In the early 1500s, the Catholic Church taught that if a Christian committed a sin, forgiveness of it required that Christian to repent of the sin, confess it to a priest, and undergo whatever temporal (“limited in time”) punishments seemed right. An indulgence was the pardoning or waiving, by the pope’s authority, of some or all of that temporal punishment. Good Christians could buy an indulgence on behalf of dead relatives or friends whom they believed were still undergoing punishments, or enduring purgation, in Purgatory before being allowed to enter Heaven.
   
In 1517, Johann Tetzel, a Dominican, began selling indulgences on behalf of Albert and Leo in the area around Wittenberg where Luther, himself a soul in torment, taught theology.
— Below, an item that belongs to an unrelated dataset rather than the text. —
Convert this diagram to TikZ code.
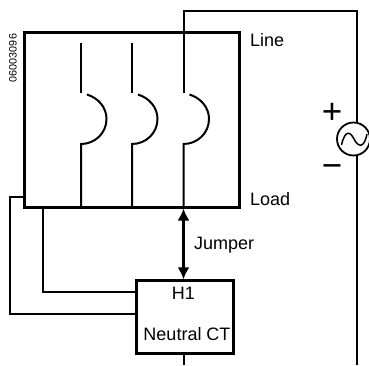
\documentclass[tikz,border=0pt]{standalone}
\usepackage{fontspec}
\setmainfont{Liberation Sans}
\usetikzlibrary{arrows.meta}
\tikzstyle{box}=[rectangle,draw=black,line width=3pt,inner sep=0pt,fill=none,anchor=center]
\tikzstyle{annot}=[inner sep=0pt,font=\fontsize{18}{20}\selectfont]
\tikzstyle{wire}=[line width=2pt]
\tikzstyle{thinwire}=[line width=2pt]
\newcommand{\drawpole}[2]
{
  \coordinate (top#1) at (#2,43);
  \coordinate (open#1) at (#2,93);
  \coordinate (arcstart#1) at (#2+6,94.5);
  \coordinate (arcmid#1) at (#2+25.5,119);
  \coordinate (arcend#1) at (#2,144);
  \coordinate (bottom#1) at (#2,207);
  \draw[wire] (top#1) -- (open#1);
  \draw[wire] (arcstart#1) .. controls (#2+17,98) and (#2+25.5,107) .. (arcmid#1) .. controls (#2+25.5,133) and (#2+14,144) .. (arcend#1) -- (bottom#1);
}

\begin{document}
\begin{tikzpicture}[x=1pt,y=-1pt]
	\useasboundingbox (0,0) rectangle (369,365);

	\node[box, minimum width=215.5pt, minimum height=174.7pt](breaker) at (132.2,119.65){};
	\node[box, minimum width=97pt, minimum height=72.2pt](ct) at (185,316.9){};
	\node[circle, draw=black, line width=1.8pt, minimum size=33pt, inner sep=0pt](source) at (353.5,139){};

	\drawpole{a}{81}
	\drawpole{b}{132}
	\drawpole{c}{183.5}

	\coordinate (corner) at (357,11);
	\coordinate (feed) at (183.5,11);
	\coordinate (exit) at (183.5,365);
	\coordinate (bus) at (357,365);
	\coordinate (feedend) at (183.5,93);
	\coordinate (sourcein) at (357,122);
	\coordinate (sourceout) at (357,156);
	\draw[wire] (feedend) -- (feed) -- (corner) -- (sourcein);
	\draw[wire] (sourceout) -- (bus);
	\draw[wire] (ct.south -| exit) -- (exit);

	% sine inside the source
	\draw[line width=1.5pt] (341.5,145) .. controls (345,130) and (350,131) .. (354,139) .. controls (358,147) and (364,149) .. (367,134);

	\draw[{Latex[length=12pt,width=12pt]}-{Latex[length=12pt,width=12pt]}, line width=2.2pt] (183.5,208.5) -- (183.5,279.3);

	% connections to the CT
	\coordinate (tapa) at (43,207);
	\coordinate (tapb) at (24.5,197);
	\draw[thinwire] (tapa) -- (43,291.7) -- (136.5,291.7);
	\draw[thinwire] (tapb) -- (9.5,197) -- (9.5,314.3) -- (136.5,314.3);

	\node[annot, anchor=west](line) at (250,40) {Line};
	\node[annot, anchor=west](load) at (250,199) {Load};
	\node[annot, anchor=west](jumper) at (194,245) {Jumper};
	\node[annot](h1) at (183.5,293) {H1};
	\node[annot](ctname) at (187,334.5) {Neutral CT};
	\node[inner sep=0pt, rotate=90, font=\fontsize{10.8}{12}\selectfont](code) at (13,58) {06003096};
	\node[inner sep=0pt, font=\fontsize{35}{35}\selectfont](plus) at (332,113) {+};
	\node[inner sep=0pt, font=\fontsize{35}{35}\selectfont](minus) at (332,171) {\char"2212};
\end{tikzpicture}
\end{document}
Luther had misgivings about indulgences. He carefully studied the matter almost the whole year.
   
On the basis of reason and Scripture, Luther believed that indulgences and their sale opposed the Spirit of Jesus. What Jesus seeks is a repentant way of living renewed daily (Thesis 1). Those who deny this by preaching that an exchange of money releases souls from Purgatory preach falsely (Thesis 27). Rather, such an exchange of money truly witnesses only to the greed of church leaders (Thesis 28). Jesus Christ himself fully forgives truly repentant sinners of all guilt and punishment without any indulgence by the Church (Thesis 36). The sale of indulgences distracts good Christians from rightly repenting of their sins and committing themselves to works of love (Theses 40-46). Sunday sermons rightly focus on preaching from the Bible rather than on encouraging on the purchase of indulgences.
   
Luther wrote 95 objections to the sale of indulgences and posted a printed version of these on the door of All Saints’ Church in Wittenberg on October 31, 1517. At that time the church door served as a community bulletin board, so Luther intended his objections to be publicly debated. At the same time, he wrote his theses in Latin, the language of church leaders and scholars, so he expected this public debate to be between colleagues rather than between ordinary people and church leaders.
   
As it was, Jesus, in his always surprising and often irritating way, took the words of his servant Martin and used them to initiate some broad and deep reforms his Church needed.